PROBLEM: Return all entries word for word, but drop any images.
_____
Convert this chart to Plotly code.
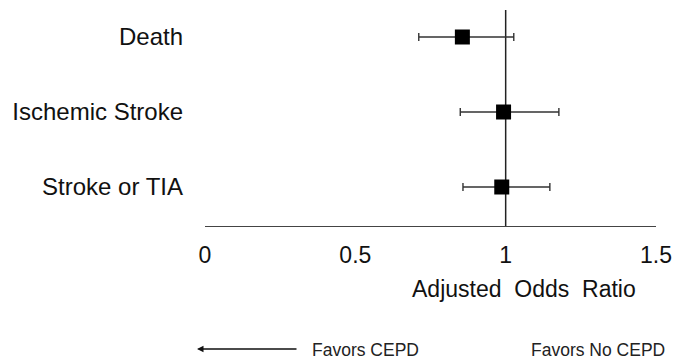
import plotly.graph_objects as go

outcomes = ["Death", "Ischemic Stroke", "Stroke or TIA"]
odds_ratio = [0.856, 0.993, 0.987]
ci_low = [0.711, 0.849, 0.858]
ci_high = [1.027, 1.177, 1.147]
ypos = [3, 2, 1]
xticks = [0, 0.5, 1, 1.5]
xticklabels = ["0", "0.5", "1", "1.5"]

FONT = "Liberation Sans, Arial, sans-serif"

fig = go.Figure()
fig.add_trace(go.Scatter(
    x=odds_ratio, y=ypos, mode="markers",
    marker=dict(symbol="square", size=15, color="black"),
    error_x=dict(type="data", symmetric=False,
                 array=[h - o for h, o in zip(ci_high, odds_ratio)],
                 arrayminus=[o - l for o, l in zip(odds_ratio, ci_low)],
                 color="#333333", thickness=1.4, width=4),
    showlegend=False,
))

fig.add_shape(type="line", xref="x", yref="paper", x0=1, x1=1, y0=0, y1=1,
              line=dict(color="#222222", width=1.5), layer="below")

fig.update_layout(
    width=679, height=360,
    margin=dict(l=205, r=23, t=10, b=134),
    paper_bgcolor="white", plot_bgcolor="white",
    font=dict(family=FONT, color="#111111"),
    xaxis=dict(range=[0, 1.5], tickvals=xticks, ticktext=xticklabels,
               showgrid=False, zeroline=False, showline=True,
               linecolor="#444444", linewidth=1.3, ticks="",
               tickfont=dict(size=23, family=FONT, color="#111111"),
               ticklabelstandoff=8, automargin=False),
    yaxis=dict(range=[0.48, 3.36], tickvals=ypos, ticktext=outcomes,
               showgrid=False, zeroline=False, showline=False, ticks="",
               tickfont=dict(size=24, family=FONT, color="#111111"),
               ticklabelstandoff=21, automargin=False),
    annotations=[
        dict(text="Adjusted  Odds  Ratio", xref="paper", yref="paper",
             x=(524 - 205) / 451, y=(226 - 289) / 216, showarrow=False,
             font=dict(size=23, family=FONT, color="#111111"),
             xanchor="center", yanchor="middle"),
        dict(text="Favors CEPD", xref="paper", yref="paper",
             x=(310 - 205) / 451, y=(226 - 350) / 216, showarrow=False,
             font=dict(size=17.5, family=FONT, color="#222222"),
             xanchor="left", yanchor="middle"),
        dict(text="Favors No CEPD", xref="paper", yref="paper",
             x=(667 - 205) / 451, y=(226 - 350) / 216, showarrow=False,
             font=dict(size=17.5, family=FONT, color="#222222"),
             xanchor="right", yanchor="middle"),
        dict(text="", xref="paper", yref="paper",
             x=(197 - 205) / 451, y=(226 - 349) / 216,
             showarrow=True, ax=101, ay=0, arrowhead=2, arrowsize=1,
             arrowwidth=1.3, arrowcolor="#111111", standoff=0),
    ],
)

fig.write_html("out.html", config={"displayModeBar": False},
               post_script="document.body.style.margin='0';document.body.style.overflow='hidden';")
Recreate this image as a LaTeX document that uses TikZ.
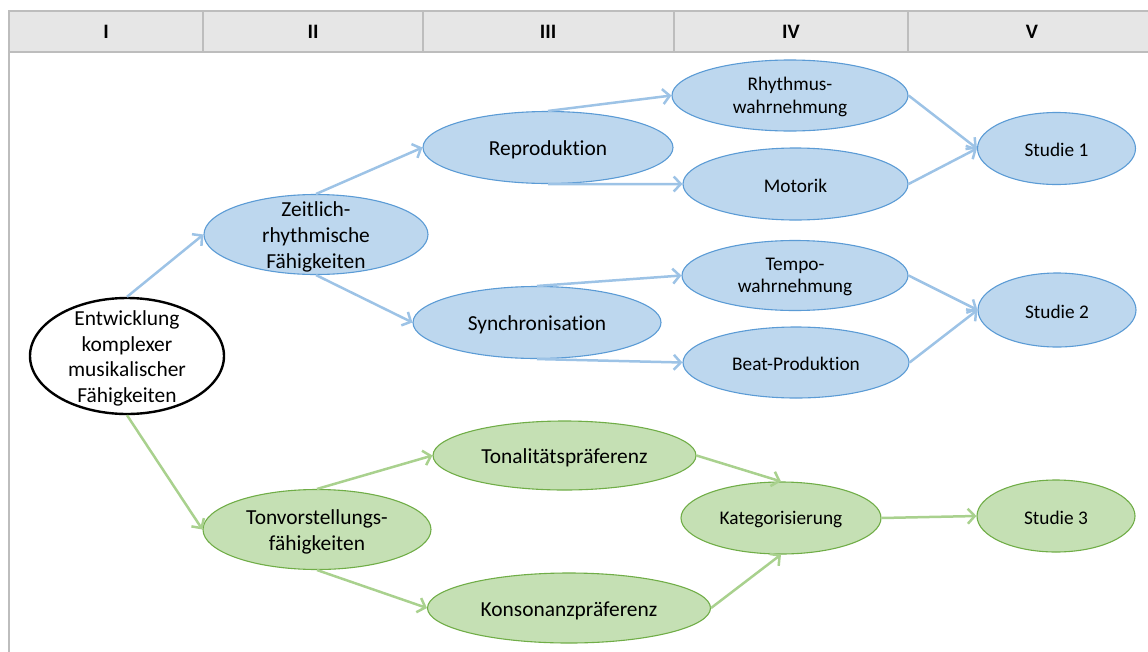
_____
COMPLETED EXERCISE:
Convert this chart to Plotly code.
import plotly.graph_objects as go

outcomes = ["Death", "Ischemic Stroke", "Stroke or TIA"]
odds_ratio = [0.856, 0.993, 0.987]
ci_low = [0.711, 0.849, 0.858]
ci_high = [1.027, 1.177, 1.147]
ypos = [3, 2, 1]
xticks = [0, 0.5, 1, 1.5]
xticklabels = ["0", "0.5", "1", "1.5"]

FONT = "Liberation Sans, Arial, sans-serif"

fig = go.Figure()
fig.add_trace(go.Scatter(
    x=odds_ratio, y=ypos, mode="markers",
    marker=dict(symbol="square", size=15, color="black"),
    error_x=dict(type="data", symmetric=False,
                 array=[h - o for h, o in zip(ci_high, odds_ratio)],
                 arrayminus=[o - l for o, l in zip(odds_ratio, ci_low)],
                 color="#333333", thickness=1.4, width=4),
    showlegend=False,
))

fig.add_shape(type="line", xref="x", yref="paper", x0=1, x1=1, y0=0, y1=1,
              line=dict(color="#222222", width=1.5), layer="below")

fig.update_layout(
    width=679, height=360,
    margin=dict(l=205, r=23, t=10, b=134),
    paper_bgcolor="white", plot_bgcolor="white",
    font=dict(family=FONT, color="#111111"),
    xaxis=dict(range=[0, 1.5], tickvals=xticks, ticktext=xticklabels,
               showgrid=False, zeroline=False, showline=True,
               linecolor="#444444", linewidth=1.3, ticks="",
               tickfont=dict(size=23, family=FONT, color="#111111"),
               ticklabelstandoff=8, automargin=False),
    yaxis=dict(range=[0.48, 3.36], tickvals=ypos, ticktext=outcomes,
               showgrid=False, zeroline=False, showline=False, ticks="",
               tickfont=dict(size=24, family=FONT, color="#111111"),
               ticklabelstandoff=21, automargin=False),
    annotations=[
        dict(text="Adjusted  Odds  Ratio", xref="paper", yref="paper",
             x=(524 - 205) / 451, y=(226 - 289) / 216, showarrow=False,
             font=dict(size=23, family=FONT, color="#111111"),
             xanchor="center", yanchor="middle"),
        dict(text="Favors CEPD", xref="paper", yref="paper",
             x=(310 - 205) / 451, y=(226 - 350) / 216, showarrow=False,
             font=dict(size=17.5, family=FONT, color="#222222"),
             xanchor="left", yanchor="middle"),
        dict(text="Favors No CEPD", xref="paper", yref="paper",
             x=(667 - 205) / 451, y=(226 - 350) / 216, showarrow=False,
             font=dict(size=17.5, family=FONT, color="#222222"),
             xanchor="right", yanchor="middle"),
        dict(text="", xref="paper", yref="paper",
             x=(197 - 205) / 451, y=(226 - 349) / 216,
             showarrow=True, ax=101, ay=0, arrowhead=2, arrowsize=1,
             arrowwidth=1.3, arrowcolor="#111111", standoff=0),
    ],
)

fig.write_html("out.html", config={"displayModeBar": False},
               post_script="document.body.style.margin='0';document.body.style.overflow='hidden';")
Recreate this image as a LaTeX document that uses TikZ.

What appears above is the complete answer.